Find every line of the listing below where "this" appears, and copy it.

(Rows from a dataset of charts and code)
^^^^^^^^

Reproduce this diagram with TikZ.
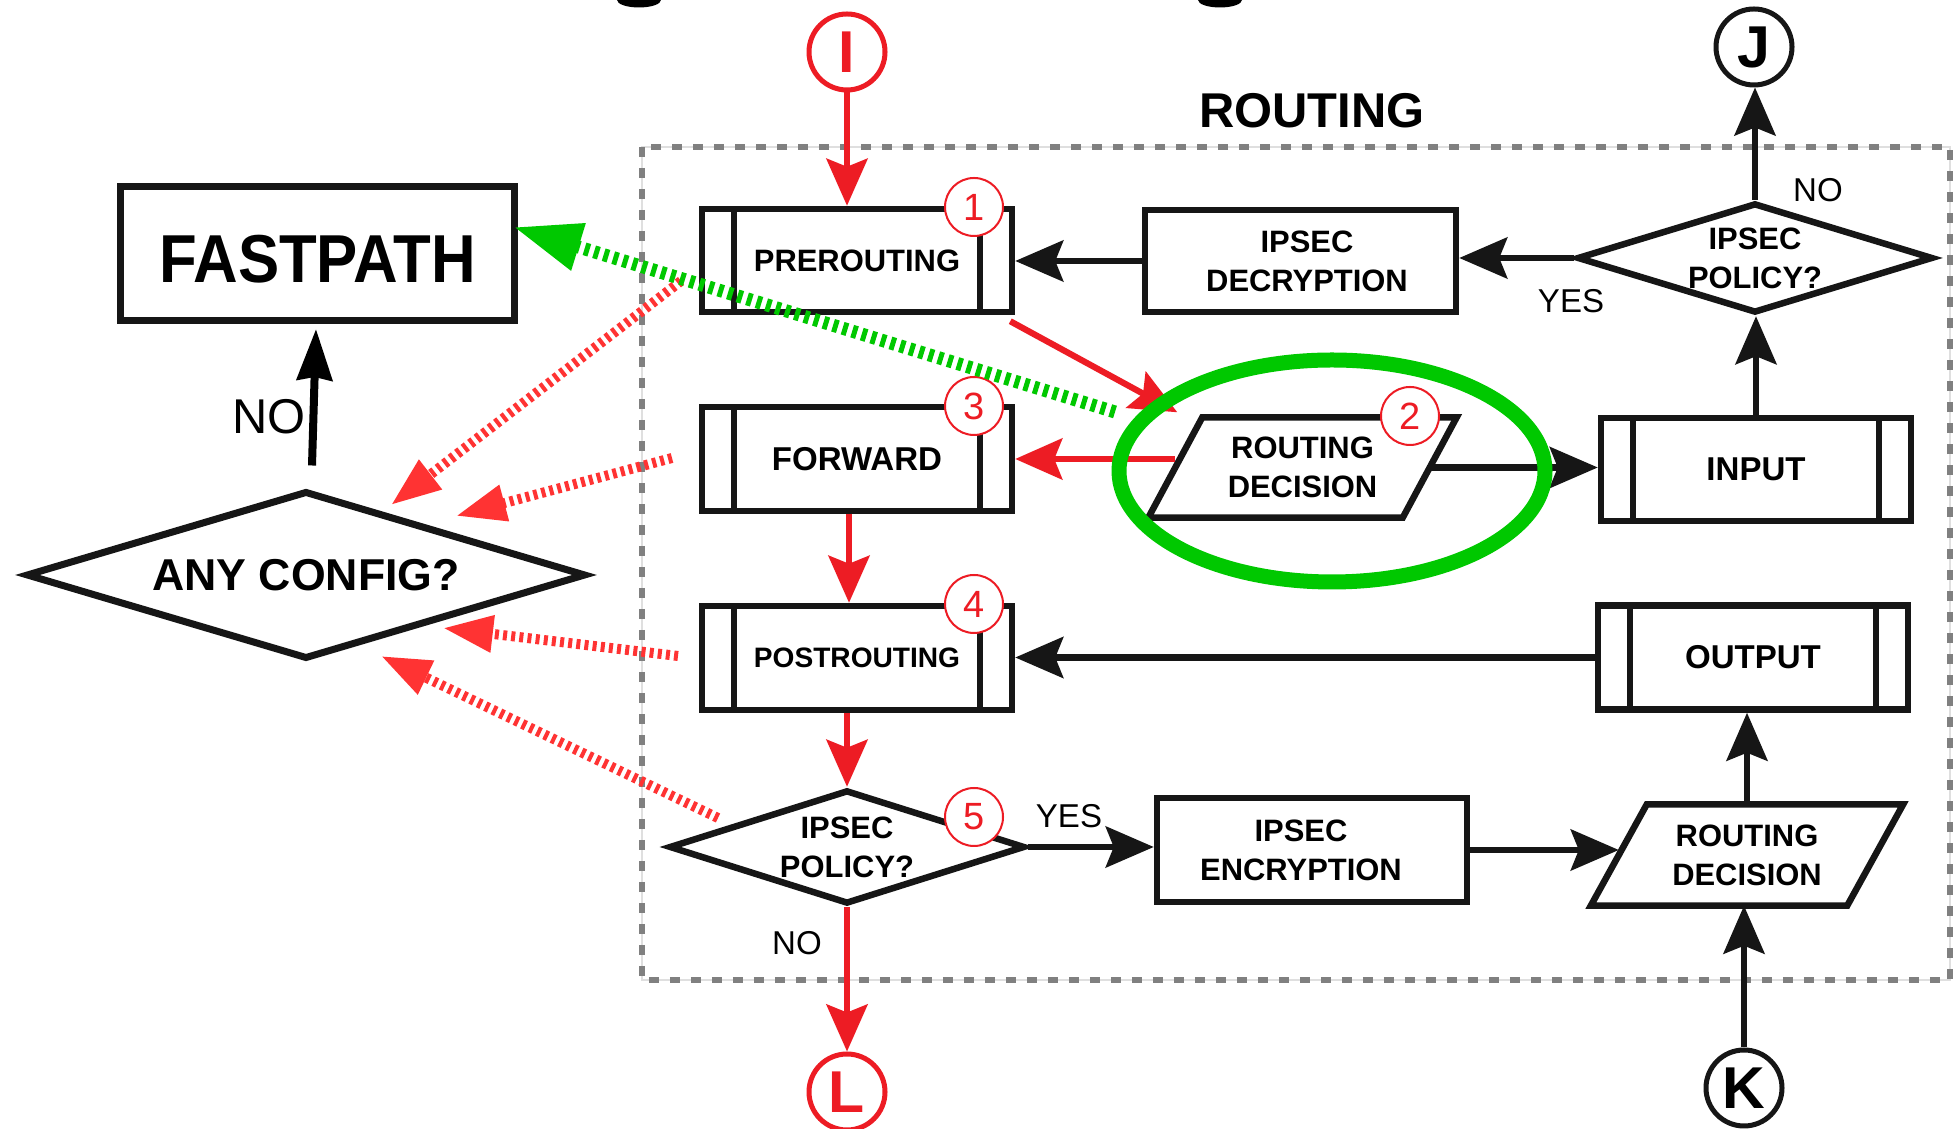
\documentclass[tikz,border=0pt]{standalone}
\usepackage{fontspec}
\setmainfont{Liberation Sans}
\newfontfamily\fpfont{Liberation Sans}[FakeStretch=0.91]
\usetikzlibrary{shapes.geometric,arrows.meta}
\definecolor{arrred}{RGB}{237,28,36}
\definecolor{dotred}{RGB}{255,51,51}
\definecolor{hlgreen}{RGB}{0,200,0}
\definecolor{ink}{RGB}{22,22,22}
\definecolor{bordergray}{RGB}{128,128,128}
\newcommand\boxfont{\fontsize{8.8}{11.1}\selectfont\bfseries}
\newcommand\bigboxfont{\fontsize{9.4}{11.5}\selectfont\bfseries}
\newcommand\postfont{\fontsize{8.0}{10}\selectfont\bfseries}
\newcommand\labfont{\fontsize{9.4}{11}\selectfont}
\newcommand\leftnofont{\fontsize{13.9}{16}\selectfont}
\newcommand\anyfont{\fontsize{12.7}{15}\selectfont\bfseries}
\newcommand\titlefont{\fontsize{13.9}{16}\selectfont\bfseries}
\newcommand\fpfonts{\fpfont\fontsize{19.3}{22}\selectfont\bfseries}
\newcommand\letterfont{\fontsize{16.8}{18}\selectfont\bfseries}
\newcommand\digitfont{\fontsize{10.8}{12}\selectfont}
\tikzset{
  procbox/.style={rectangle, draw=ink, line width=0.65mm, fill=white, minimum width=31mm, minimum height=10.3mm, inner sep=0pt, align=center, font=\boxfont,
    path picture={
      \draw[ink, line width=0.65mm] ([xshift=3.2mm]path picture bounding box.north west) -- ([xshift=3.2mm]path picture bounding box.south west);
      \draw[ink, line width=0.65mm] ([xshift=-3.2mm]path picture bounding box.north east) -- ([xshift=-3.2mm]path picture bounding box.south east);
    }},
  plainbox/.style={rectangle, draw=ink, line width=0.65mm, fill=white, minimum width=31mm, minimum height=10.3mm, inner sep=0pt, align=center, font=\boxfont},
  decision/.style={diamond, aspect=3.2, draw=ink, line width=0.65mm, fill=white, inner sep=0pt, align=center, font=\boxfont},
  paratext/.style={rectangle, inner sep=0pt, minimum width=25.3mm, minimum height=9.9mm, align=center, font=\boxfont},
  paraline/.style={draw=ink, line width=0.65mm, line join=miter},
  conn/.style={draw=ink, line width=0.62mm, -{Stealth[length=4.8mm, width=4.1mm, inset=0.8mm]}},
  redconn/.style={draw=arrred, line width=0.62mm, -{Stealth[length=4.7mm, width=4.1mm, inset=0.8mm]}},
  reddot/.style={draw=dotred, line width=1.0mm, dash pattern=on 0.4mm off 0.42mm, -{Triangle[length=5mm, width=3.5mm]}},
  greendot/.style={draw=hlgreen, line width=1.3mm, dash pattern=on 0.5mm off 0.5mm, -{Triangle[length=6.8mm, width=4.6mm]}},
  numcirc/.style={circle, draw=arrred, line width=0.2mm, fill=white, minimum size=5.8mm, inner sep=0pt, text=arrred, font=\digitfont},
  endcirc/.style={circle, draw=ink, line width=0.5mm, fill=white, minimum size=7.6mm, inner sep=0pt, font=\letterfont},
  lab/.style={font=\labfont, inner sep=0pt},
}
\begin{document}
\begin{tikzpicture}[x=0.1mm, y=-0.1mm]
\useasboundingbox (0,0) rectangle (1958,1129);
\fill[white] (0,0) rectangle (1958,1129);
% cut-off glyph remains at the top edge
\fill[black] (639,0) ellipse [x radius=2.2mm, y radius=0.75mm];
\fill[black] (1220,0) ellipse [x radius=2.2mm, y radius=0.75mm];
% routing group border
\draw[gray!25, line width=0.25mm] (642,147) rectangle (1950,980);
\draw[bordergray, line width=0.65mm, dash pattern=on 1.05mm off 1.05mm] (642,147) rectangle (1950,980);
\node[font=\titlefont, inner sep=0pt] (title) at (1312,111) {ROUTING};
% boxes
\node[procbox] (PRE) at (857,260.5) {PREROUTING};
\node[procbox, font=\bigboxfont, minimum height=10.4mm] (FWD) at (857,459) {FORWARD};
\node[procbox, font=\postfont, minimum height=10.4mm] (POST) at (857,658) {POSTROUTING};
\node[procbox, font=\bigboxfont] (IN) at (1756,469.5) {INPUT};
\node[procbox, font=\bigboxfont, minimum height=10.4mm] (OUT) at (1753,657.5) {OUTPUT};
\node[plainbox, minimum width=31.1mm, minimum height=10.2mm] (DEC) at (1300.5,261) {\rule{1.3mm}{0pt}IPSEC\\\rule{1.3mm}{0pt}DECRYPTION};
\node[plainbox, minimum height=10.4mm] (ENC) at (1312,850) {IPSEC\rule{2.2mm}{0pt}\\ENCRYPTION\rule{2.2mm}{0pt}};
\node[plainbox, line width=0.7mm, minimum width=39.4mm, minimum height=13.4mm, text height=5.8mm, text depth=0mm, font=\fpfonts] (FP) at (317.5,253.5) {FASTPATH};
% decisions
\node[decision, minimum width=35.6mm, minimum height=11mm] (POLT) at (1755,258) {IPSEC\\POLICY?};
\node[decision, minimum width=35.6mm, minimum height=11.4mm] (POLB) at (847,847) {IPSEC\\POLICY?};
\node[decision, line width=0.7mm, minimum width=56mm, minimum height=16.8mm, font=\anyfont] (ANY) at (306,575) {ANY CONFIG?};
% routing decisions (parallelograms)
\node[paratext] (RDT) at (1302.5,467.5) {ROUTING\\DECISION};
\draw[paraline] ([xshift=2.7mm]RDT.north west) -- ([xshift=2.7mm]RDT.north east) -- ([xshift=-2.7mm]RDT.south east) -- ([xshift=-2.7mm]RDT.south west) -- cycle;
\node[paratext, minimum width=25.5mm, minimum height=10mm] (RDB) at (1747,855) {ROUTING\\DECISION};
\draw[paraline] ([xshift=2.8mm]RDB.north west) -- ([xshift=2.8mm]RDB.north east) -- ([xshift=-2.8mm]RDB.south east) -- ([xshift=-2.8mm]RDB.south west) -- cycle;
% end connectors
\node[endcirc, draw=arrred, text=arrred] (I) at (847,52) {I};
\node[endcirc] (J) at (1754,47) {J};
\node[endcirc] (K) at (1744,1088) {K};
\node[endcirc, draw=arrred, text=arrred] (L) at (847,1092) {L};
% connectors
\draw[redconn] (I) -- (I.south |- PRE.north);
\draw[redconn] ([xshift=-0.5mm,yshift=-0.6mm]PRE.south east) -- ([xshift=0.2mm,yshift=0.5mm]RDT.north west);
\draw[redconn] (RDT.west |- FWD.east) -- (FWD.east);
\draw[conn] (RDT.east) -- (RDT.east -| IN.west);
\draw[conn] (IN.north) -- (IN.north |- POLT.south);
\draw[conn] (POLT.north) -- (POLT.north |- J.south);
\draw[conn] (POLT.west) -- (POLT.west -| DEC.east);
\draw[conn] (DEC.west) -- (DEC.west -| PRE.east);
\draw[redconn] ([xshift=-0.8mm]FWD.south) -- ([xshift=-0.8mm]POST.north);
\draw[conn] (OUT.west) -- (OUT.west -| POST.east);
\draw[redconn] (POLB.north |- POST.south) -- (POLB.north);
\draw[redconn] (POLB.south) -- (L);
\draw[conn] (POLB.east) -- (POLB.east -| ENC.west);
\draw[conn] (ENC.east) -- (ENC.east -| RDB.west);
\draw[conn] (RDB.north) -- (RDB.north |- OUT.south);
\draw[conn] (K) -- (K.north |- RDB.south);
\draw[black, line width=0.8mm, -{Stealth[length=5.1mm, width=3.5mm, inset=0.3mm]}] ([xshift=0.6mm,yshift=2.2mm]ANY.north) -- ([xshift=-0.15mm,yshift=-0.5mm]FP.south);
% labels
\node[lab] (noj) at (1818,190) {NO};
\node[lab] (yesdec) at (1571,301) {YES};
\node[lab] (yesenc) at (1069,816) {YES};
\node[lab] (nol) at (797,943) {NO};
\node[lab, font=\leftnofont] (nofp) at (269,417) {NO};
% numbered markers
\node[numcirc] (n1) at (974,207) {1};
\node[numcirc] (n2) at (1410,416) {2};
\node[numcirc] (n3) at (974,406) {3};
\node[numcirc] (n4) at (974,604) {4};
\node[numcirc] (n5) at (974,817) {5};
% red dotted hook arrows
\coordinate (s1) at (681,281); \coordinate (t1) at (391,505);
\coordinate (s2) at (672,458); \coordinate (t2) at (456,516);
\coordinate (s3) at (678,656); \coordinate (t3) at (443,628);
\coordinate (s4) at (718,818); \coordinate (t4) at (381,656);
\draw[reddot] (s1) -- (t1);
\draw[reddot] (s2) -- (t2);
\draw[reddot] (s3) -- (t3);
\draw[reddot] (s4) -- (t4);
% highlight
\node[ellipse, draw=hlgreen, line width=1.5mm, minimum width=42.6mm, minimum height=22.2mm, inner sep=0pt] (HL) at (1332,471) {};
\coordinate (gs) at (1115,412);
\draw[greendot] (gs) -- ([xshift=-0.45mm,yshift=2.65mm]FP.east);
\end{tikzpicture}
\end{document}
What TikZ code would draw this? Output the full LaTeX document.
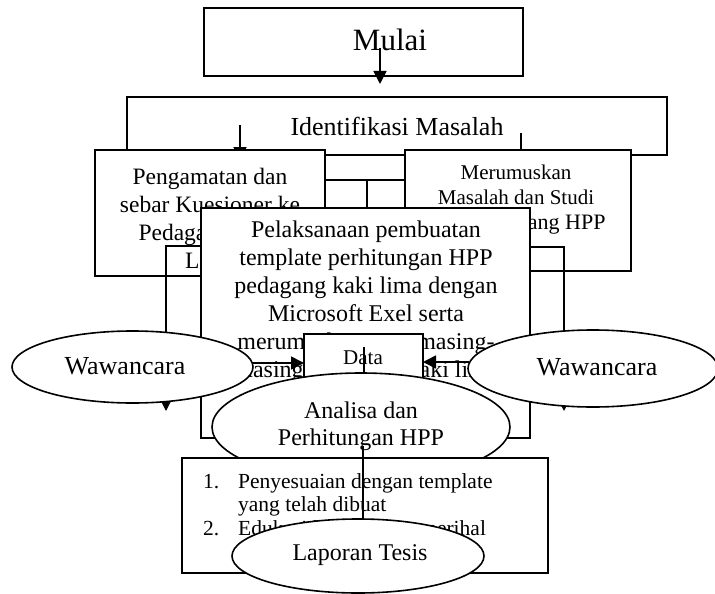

^^^^^^^^

*Correct response:*
Reproduce this diagram with TikZ.
What TikZ code would draw this? Output the full LaTeX document.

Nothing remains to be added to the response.